Tenochtitlán: El Despertar de la Memoria
Estamos a las puertas de un momento histórico: la conmemoración de los 700 años de la fundación de México-Tenochtitlan.
L@S COLUMNISTASPUEBLOS ORIGINARIOS


Estamos a las puertas de un momento histórico: la conmemoración de los 700 años de la fundación de México-Tenochtitlan. Esta no es solo una fecha en el calendario, sino una oportunidad crucial para que los habitantes de la Ciudad de México miren hacia adentro y redescubran la identidad ancestral que yace bajo el asfalto. Es un llamado para aquellos que aún no se han sumergido en la vasta cultura y la magnífica historia que esta metrópoli heredó.
Aunque fue uno de los últimos grandes asentamientos en florecer en el Valle de Anáhuac, su grandeza no surgió de la nada. Tenochtitlan supo recoger y magnificar el vasto conocimiento tolteca, bebiendo de la sabiduría de los pueblos que le precedieron, como los tepanecas y los acolhuas.

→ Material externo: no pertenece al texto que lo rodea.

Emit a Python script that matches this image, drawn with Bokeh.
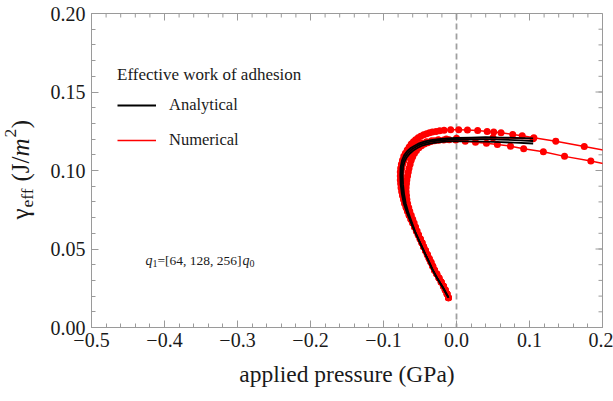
from math import pi
from bokeh.plotting import figure
from bokeh.layouts import row
from bokeh.models import (Range1d, FixedTicker, Label, Legend, LegendItem, Span,
                          CustomJSTickFormatter)
from bokeh.embed import file_html
from bokeh.resources import INLINE

# ---------------- data ----------------
# Analytical curves (q1 = 64, 128, 256 q0)
A1_x = [-0.011, -0.018, -0.026, -0.033, -0.039, -0.045, -0.051, -0.057, -0.0625, -0.0678,
        -0.0722, -0.0748, -0.0765, -0.077, -0.0766, -0.0746, -0.0716, -0.0676, -0.0626, -0.0574,
        -0.0512, -0.043, -0.035, -0.025, -0.013, 0.000, 0.020, 0.040, 0.060, 0.080, 0.105]
A1_y = [0.019, 0.025, 0.031, 0.037, 0.043, 0.049, 0.055, 0.061, 0.067, 0.073,
        0.079, 0.085, 0.091, 0.097, 0.102, 0.1065, 0.1098, 0.1123, 0.1143, 0.1158,
        0.1173, 0.1186, 0.1194, 0.1199, 0.1204, 0.1207, 0.1210, 0.1212, 0.1210, 0.1208, 0.1204]

A2_x = [-0.011, -0.018, -0.026, -0.033, -0.039, -0.045, -0.051, -0.057, -0.062, -0.067,
        -0.0712, -0.0735, -0.075, -0.0755, -0.075, -0.073, -0.070, -0.066, -0.061, -0.056,
        -0.050, -0.042, -0.034, -0.024, -0.012, 0.000, 0.020, 0.040, 0.060, 0.080, 0.105]
A2_y = [0.019, 0.025, 0.031, 0.037, 0.043, 0.049, 0.055, 0.061, 0.067, 0.073,
        0.079, 0.085, 0.091, 0.097, 0.102, 0.106, 0.109, 0.1115, 0.1135, 0.115,
        0.1165, 0.1176, 0.1185, 0.1191, 0.1195, 0.1198, 0.1200, 0.1200, 0.1197, 0.1194, 0.1188]

A3_x = [-0.011, -0.018, -0.026, -0.033, -0.039, -0.045, -0.051, -0.0565, -0.0612, -0.0658,
        -0.0695, -0.0718, -0.0732, -0.0737, -0.0732, -0.0712, -0.0682, -0.0642, -0.0592, -0.0542,
        -0.0482, -0.041, -0.033, -0.023, -0.011, 0.000, 0.020, 0.040, 0.060, 0.080, 0.105]
A3_y = [0.019, 0.025, 0.031, 0.037, 0.043, 0.049, 0.055, 0.061, 0.067, 0.073,
        0.079, 0.085, 0.091, 0.097, 0.102, 0.1055, 0.1083, 0.1107, 0.1127, 0.1142,
        0.1156, 0.1167, 0.1175, 0.1181, 0.1185, 0.1187, 0.1186, 0.1184, 0.1181, 0.1177, 0.1172]

# Numerical curves
N1_x = [-0.011, -0.013, -0.0155, -0.018, -0.021, -0.024, -0.027, -0.030, -0.0325, -0.035,
        -0.0375, -0.040, -0.0425, -0.045, -0.0475, -0.050, -0.0525, -0.055, -0.0575, -0.060,
        -0.0625, -0.065, -0.067, -0.069, -0.071, -0.0725, -0.074, -0.075, -0.076, -0.0765,
        -0.077, -0.077, -0.077, -0.0765, -0.0755, -0.074, -0.0722, -0.070, -0.0675, -0.0648,
        -0.062, -0.059, -0.056, -0.0525, -0.049, -0.045, -0.041, -0.037, -0.033, -0.028,
        -0.023, -0.017, -0.008, 0.003, 0.015, 0.029, 0.042, 0.051, 0.061, 0.077,
        0.090, 0.106, 0.136, 0.175, 0.215]
N1_y = [0.019, 0.0215, 0.024, 0.0265, 0.029, 0.0315, 0.034, 0.0365, 0.039, 0.0415,
        0.044, 0.0465, 0.049, 0.0515, 0.054, 0.0565, 0.059, 0.0615, 0.064, 0.0665,
        0.069, 0.0715, 0.074, 0.0765, 0.079, 0.0815, 0.084, 0.0865, 0.089, 0.0915,
        0.094, 0.0965, 0.099, 0.1015, 0.104, 0.1065, 0.109, 0.111, 0.113, 0.115,
        0.1168, 0.1183, 0.1196, 0.1208, 0.1218, 0.1227, 0.1234, 0.124, 0.1245, 0.1249,
        0.1253, 0.1257, 0.126, 0.126, 0.1258, 0.1254, 0.1249, 0.1245, 0.124, 0.123,
        0.1222, 0.1208, 0.1187, 0.1153, 0.1118]

N2_x = [-0.011, -0.013, -0.0155, -0.018, -0.021, -0.024, -0.027, -0.030, -0.0325, -0.035,
        -0.0375, -0.040, -0.0425, -0.045, -0.047, -0.0495, -0.052, -0.054, -0.056, -0.058,
        -0.060, -0.062, -0.064, -0.0655, -0.067, -0.068, -0.0685, -0.069, -0.069, -0.0685,
        -0.068, -0.067, -0.066, -0.065, -0.0635, -0.062, -0.060, -0.0575, -0.0548, -0.0515,
        -0.048, -0.044, -0.0395, -0.035, -0.030, -0.024, -0.0175, -0.010, -0.001, 0.012,
        0.026, 0.041, 0.056, 0.074, 0.092, 0.119, 0.148, 0.184, 0.222]
N2_y = [0.019, 0.0215, 0.024, 0.0265, 0.029, 0.0315, 0.034, 0.0365, 0.039, 0.0415,
        0.044, 0.0465, 0.049, 0.0515, 0.054, 0.0565, 0.059, 0.0615, 0.064, 0.0665,
        0.069, 0.0715, 0.074, 0.0765, 0.079, 0.0815, 0.084, 0.0865, 0.089, 0.0915,
        0.094, 0.0965, 0.099, 0.1015, 0.104, 0.1065, 0.1088, 0.111, 0.1128, 0.1145,
        0.1158, 0.1168, 0.1177, 0.1184, 0.1189, 0.1193, 0.1195, 0.1196, 0.1195, 0.1187,
        0.118, 0.1174, 0.1166, 0.1155, 0.1138, 0.112, 0.109, 0.106, 0.1025]

N3_x = [-0.011, -0.013, -0.0155, -0.018, -0.021, -0.024, -0.027, -0.030, -0.0325, -0.035,
        -0.0375, -0.040, -0.0425, -0.045, -0.0475, -0.050, -0.0525, -0.055, -0.0575, -0.060,
        -0.0625, -0.0648, -0.067, -0.069, -0.0708, -0.0722, -0.0735, -0.0745, -0.0752, -0.0757,
        -0.076, -0.076, -0.0757, -0.075, -0.0738, -0.072, -0.0698, -0.067, -0.064, -0.0605,
        -0.0565, -0.052, -0.047, -0.041, -0.034, -0.025, -0.014, 0.000, 0.050, 0.105]
N3_y = [0.019, 0.0215, 0.024, 0.0265, 0.029, 0.0315, 0.034, 0.0365, 0.039, 0.0415,
        0.044, 0.0465, 0.049, 0.0515, 0.054, 0.0565, 0.059, 0.0615, 0.064, 0.0665,
        0.069, 0.0715, 0.074, 0.0765, 0.079, 0.0815, 0.084, 0.0865, 0.089, 0.0915,
        0.094, 0.0965, 0.099, 0.1015, 0.104, 0.1063, 0.1085, 0.1105, 0.1122, 0.1138,
        0.1152, 0.1164, 0.1174, 0.1183, 0.119, 0.1196, 0.1201, 0.1205, 0.1209, 0.1203]

x_major = [-0.5, -0.4, -0.3, -0.2, -0.1, 0.0, 0.1, 0.2]
y_major = [0.0, 0.05, 0.10, 0.15, 0.20]
x_ref = 0.0  # dashed reference line at zero pressure

legend_title = "Effective work of adhesion"
legend_labels = ["Analytical", "Numerical"]
x_label = "applied pressure (GPa)"
y_label_parts = ["\u03b3", "eff", "(J/", "m", "2", ")"]
q_parts = ["q", "1", "=[64, 128, 256]", "q", "0"]

# ---------------- layout ----------------
X0, X1, Y0, Y1 = -0.5, 0.2, 0.0, 0.2
PAGE_W, PAGE_H = 613, 401
YLW = 44                      # strip holding the rotated y label
W, H = PAGE_W - YLW, PAGE_H
FRAME_L, FRAME_R, FRAME_T, FRAME_B = 91, 602, 13, 327   # page px
ML, MR, MT, MB = FRAME_L - YLW, PAGE_W - FRAME_R, FRAME_T, PAGE_H - FRAME_B
FW, FH = FRAME_R - FRAME_L, FRAME_B - FRAME_T
FONT = "Liberation Serif"
AX_COL = "#9a9a9a"
TXT = "#1a1a1a"


def dx(px):  # page px -> data x
    return X0 + (px - FRAME_L) * (X1 - X0) / FW


def dy(py):  # page px -> data y
    return Y0 + (FRAME_B - py) * (Y1 - Y0) / FH


x_minor = [round(-0.5 + 0.02 * i, 2) for i in range(36)]
y_minor = [round(0.01 * i, 2) for i in range(21)]

p = figure(width=W, height=H, output_backend="svg", toolbar_location=None,
           x_range=Range1d(X0, X1), y_range=Range1d(Y0, Y1),
           min_border_left=ML, min_border_right=MR, min_border_top=MT,
           min_border_bottom=MB)
p.grid.visible = False
p.outline_line_color = AX_COL
p.outline_line_width = 1

xa = p.below[0]
ya = p.left[0]
for ax, ticks, minors in [(xa, x_major, x_minor), (ya, y_major, y_minor)]:
    ax.ticker = FixedTicker(ticks=ticks, minor_ticks=minors)
    ax.axis_line_color = AX_COL
    ax.axis_line_width = 1
    ax.major_tick_line_color = AX_COL
    ax.minor_tick_line_color = AX_COL
    ax.major_tick_in = 7
    ax.major_tick_out = 0
    ax.minor_tick_in = 4
    ax.minor_tick_out = 0
    ax.major_label_text_font = FONT
    ax.major_label_text_color = TXT
    ax.major_label_text_font_size = "20px"

xa.formatter = CustomJSTickFormatter(
    code="return (tick < -1e-9 ? '\u2212' : '') + Math.abs(tick).toFixed(1);")
ya.formatter = CustomJSTickFormatter(code="return tick.toFixed(2);")
xa.major_label_standoff = 5
ya.major_label_standoff = 6
xa.axis_label = x_label
xa.axis_label_text_font = FONT
xa.axis_label_text_font_style = "normal"
xa.axis_label_text_font_size = "23.5px"
xa.axis_label_text_color = TXT
xa.axis_label_standoff = 11

# inward ticks on the top and right frame edges (mirrors of the axis ticks)
ty_maj = 7 * (Y1 - Y0) / FH
ty_min = 4 * (Y1 - Y0) / FH
tx_maj = 7 * (X1 - X0) / FW
tx_min = 4 * (X1 - X0) / FW
p.segment(x0=x_major, y0=[Y1] * len(x_major), x1=x_major, y1=[Y1 - ty_maj] * len(x_major),
          line_color=AX_COL, line_width=1)
p.segment(x0=x_minor, y0=[Y1] * len(x_minor), x1=x_minor, y1=[Y1 - ty_min] * len(x_minor),
          line_color=AX_COL, line_width=1)
p.segment(x0=[X1] * len(y_major), y0=y_major, x1=[X1 - tx_maj] * len(y_major), y1=y_major,
          line_color=AX_COL, line_width=1)
p.segment(x0=[X1] * len(y_minor), y0=y_minor, x1=[X1 - tx_min] * len(y_minor), y1=y_minor,
          line_color=AX_COL, line_width=1)

p.add_layout(Span(location=x_ref, dimension="height", line_color="#a0a0a0",
                  line_width=1.8, line_dash="6 4", level="underlay"))

RED = "#ff0000"
n_lines = []
for xs, ys in [(N1_x, N1_y), (N2_x, N2_y), (N3_x, N3_y)]:
    r = p.line(xs, ys, line_color=RED, line_width=1.5)
    p.scatter(xs, ys, size=7, marker="circle", fill_color=RED, line_color=None)
    n_lines.append(r)

a_lines = []
for xs, ys in [(A3_x, A3_y), (A2_x, A2_y), (A1_x, A1_y)]:
    a_lines.append(p.line(xs, ys, line_color="black", line_width=1.8))

legend = Legend(items=[LegendItem(label=legend_labels[0], renderers=[a_lines[0]]),
                       LegendItem(label=legend_labels[1], renderers=[n_lines[0]])],
                title=legend_title, location=(26, 177))
legend.title_text_font = FONT
legend.title_text_font_size = "17px"
legend.title_text_font_style = "normal"
legend.title_text_color = TXT
legend.title_standoff = 10
legend.label_text_font = FONT
legend.label_text_font_size = "16.5px"
legend.label_text_color = TXT
legend.glyph_width = 39
legend.glyph_height = 20
legend.label_height = 20
legend.label_standoff = 13
legend.spacing = 15
legend.padding = 0
legend.margin = 0
legend.border_line_alpha = 0
legend.background_fill_alpha = 0
p.add_layout(legend)

# q1 annotation (page px positions of each piece)
q_specs = [(q_parts[0], 145, 260, "14px", "italic"),
           (q_parts[1], 152, 263, "10px", "normal"),
           (q_parts[2], 157, 260, "13.5px", "normal"),
           (q_parts[3], 242, 260, "14px", "italic"),
           (q_parts[4], 249, 263, "10px", "normal")]
for t, px, py, fs, st in q_specs:
    p.add_layout(Label(x=dx(px), y=dy(py), text=t, text_align="left",
                       text_baseline="alphabetic", text_font=FONT, text_font_size=fs,
                       text_font_style=st, text_color=TXT))

# ---- strip with the rotated y-axis label ----
# The row aligns this strip's frame with the main frame (page y 13..327), so a
# flipped range over that span makes data y equal to page y.
yl = figure(width=YLW, height=PAGE_H, output_backend="svg", toolbar_location=None,
            x_range=Range1d(0, YLW), y_range=Range1d(FRAME_B, FRAME_T),
            min_border=0, x_axis_location=None, y_axis_location=None)
yl.grid.visible = False
yl.outline_line_color = None
S_MAIN, S_SUB = "25px", "17.5px"
# text, centre x, centre y (page px), size, style -- each piece centred on its box
y_specs = [(y_label_parts[0], 20.0, 213.5, S_MAIN, "normal"),
           (y_label_parts[1], 26.5, 197.5, S_SUB, "normal"),
           (y_label_parts[2], 19.5, 168.5, S_MAIN, "normal"),
           (y_label_parts[3], 19.5, 147.0, S_MAIN, "italic"),
           (y_label_parts[4], 10.0, 132.5, S_SUB, "normal"),
           (y_label_parts[5], 19.5, 123.5, S_MAIN, "normal")]
for t, cx, cy, fs, st in y_specs:
    yl.add_layout(Label(x=cx, y=cy, text=t, angle=pi / 2, text_align="center",
                        text_baseline="middle", text_font=FONT, text_font_size=fs,
                        text_font_style=st, text_color=TXT))

layout = row(yl, p, spacing=0)
open("out.html", "w").write(file_html(layout, INLINE))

Se convirtió en la síntesis y la culminación de siglos de civilización.
Tenochtitlan representa la última gran urbe del México antiguo, una ciudad que maravilló a propios y extraños. Su espectacular organización, su trazado casi perfecto y la armonía social que regía a sus habitantes son legendarios. Fuentes históricas estiman que llegó a albergar a más de doscientos mil habitantes de forma permanente, y en las grandes festividades de su calendario solar, la población flotante podía alcanzar las trescientas mil almas. Eran cifras que la ponían a la par de las grandes capitales del mundo de su tiempo, como Roma o Constantinopla en sus épocas de mayor auge.
La ubicación de sus monumentales templos no era producto del azar, sino de una precisión matemática. Los conocimientos de arqueoastronomía fueron fundamentales; cada hueiteocalli, cada templo, funcionaba como un marcador solar y estelar. El Templo Mayor, con su dualidad dedicada a Tláloc —dios de la lluvia y el sustento— y a Huitzilopochtli —dios solar y de la guerra—, o los espacios erigidos en honor a Quetzalcóatl, no eran simples lugares de adoración. Eran centros de conocimiento que contenían y representaban la compleja cosmovisión mexica sobre la vida, la muerte y el universo.
Hoy, de aquella magnificencia quedan los vestigios que se asoman en el corazón del Centro Histórico, recordándonos el esplendor perdido. Y mientras nos acercamos a un par de años de que el ciclo marque una nueva celebración del Fuego Nuevo —la ceremonia que cada 52 años simbolizaba la renovación del cosmos—, la sociedad capitalina parece estar reencontrando esa herencia.
Es algo que se siente en el aire, una vibración que recorre las venas. Porque en la sangre de los mexicanos que hoy habitamos la gran Ciudad de México aún corre esa epigenética que nos impulsa a sentir el gran retorno a nuestra esencia, a nuestra propia e innegable identidad.
Porque somos alma, corazón, sangre, color y linaje.